* RECORDS PROVIDED *
BEGIN

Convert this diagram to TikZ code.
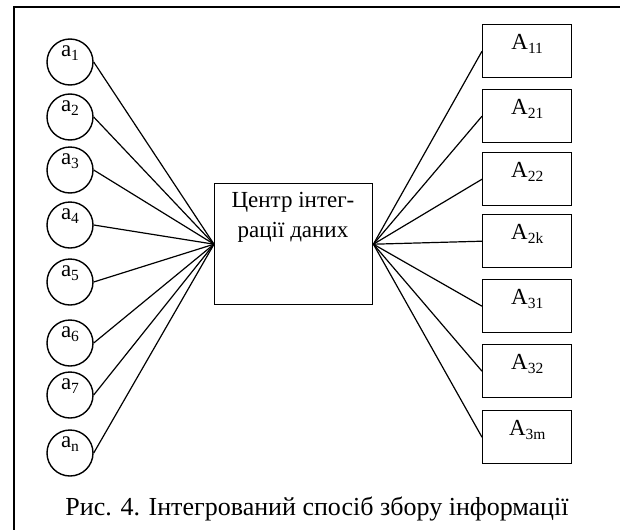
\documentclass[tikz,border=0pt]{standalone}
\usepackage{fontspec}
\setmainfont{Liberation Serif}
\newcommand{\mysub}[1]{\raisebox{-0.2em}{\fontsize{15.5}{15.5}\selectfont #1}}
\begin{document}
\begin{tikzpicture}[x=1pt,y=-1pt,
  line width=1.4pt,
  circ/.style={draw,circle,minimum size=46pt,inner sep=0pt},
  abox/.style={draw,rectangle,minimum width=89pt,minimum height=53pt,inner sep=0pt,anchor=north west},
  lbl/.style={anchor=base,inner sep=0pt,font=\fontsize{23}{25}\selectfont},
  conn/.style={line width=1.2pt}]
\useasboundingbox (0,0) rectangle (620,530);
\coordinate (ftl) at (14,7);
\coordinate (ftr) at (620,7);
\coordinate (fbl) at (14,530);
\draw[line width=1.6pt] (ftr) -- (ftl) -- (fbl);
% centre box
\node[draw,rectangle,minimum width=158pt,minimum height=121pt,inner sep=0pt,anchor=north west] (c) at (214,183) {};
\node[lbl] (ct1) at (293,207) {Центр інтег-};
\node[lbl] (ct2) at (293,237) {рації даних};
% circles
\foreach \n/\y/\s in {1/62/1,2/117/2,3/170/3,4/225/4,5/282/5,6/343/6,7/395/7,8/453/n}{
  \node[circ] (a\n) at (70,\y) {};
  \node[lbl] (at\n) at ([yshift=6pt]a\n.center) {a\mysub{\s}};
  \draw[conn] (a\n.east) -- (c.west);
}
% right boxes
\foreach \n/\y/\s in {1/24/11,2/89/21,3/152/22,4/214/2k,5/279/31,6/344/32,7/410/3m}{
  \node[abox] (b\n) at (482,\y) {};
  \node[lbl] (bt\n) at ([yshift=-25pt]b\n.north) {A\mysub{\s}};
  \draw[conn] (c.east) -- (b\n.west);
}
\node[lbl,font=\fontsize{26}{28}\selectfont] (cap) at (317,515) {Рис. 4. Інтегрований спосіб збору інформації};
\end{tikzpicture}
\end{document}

END
BEGIN

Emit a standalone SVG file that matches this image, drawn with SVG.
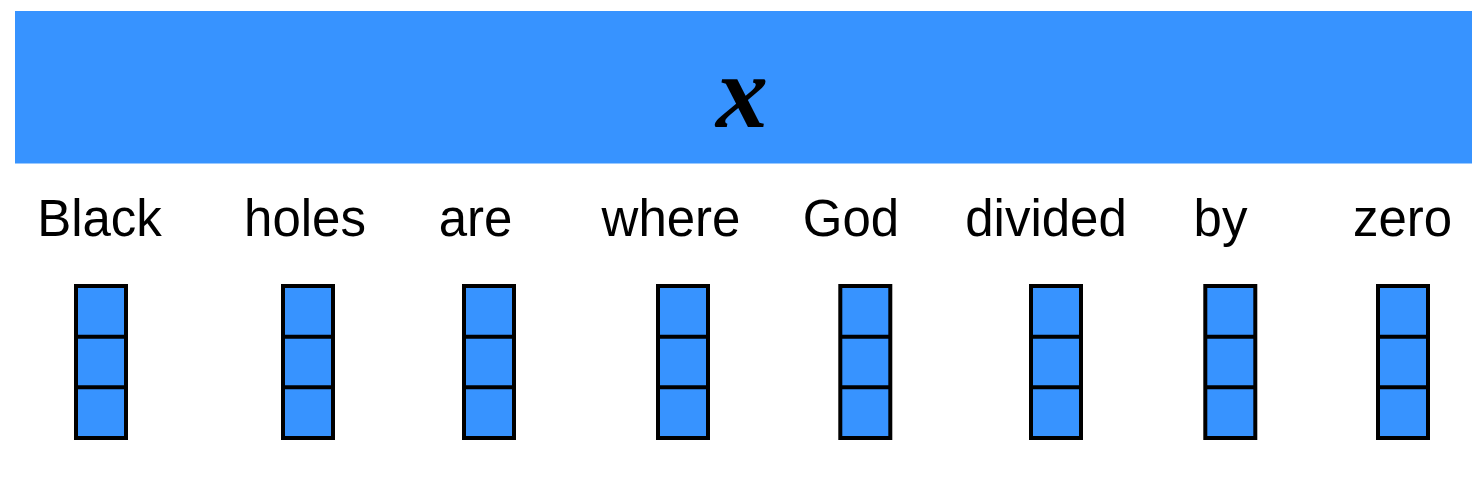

END
BEGIN

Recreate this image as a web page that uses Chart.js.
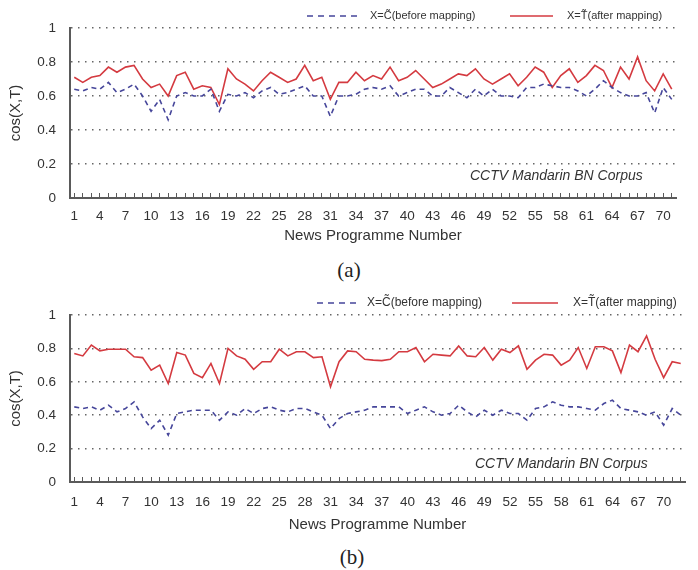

END

* WHAT THE TASK ASKS *
Copy all lines above containing the string "standalone".

* FULL RESPONSE *
\documentclass[tikz,border=0pt]{standalone}
Emit a standalone SVG file that matches this image, drawn with SVG.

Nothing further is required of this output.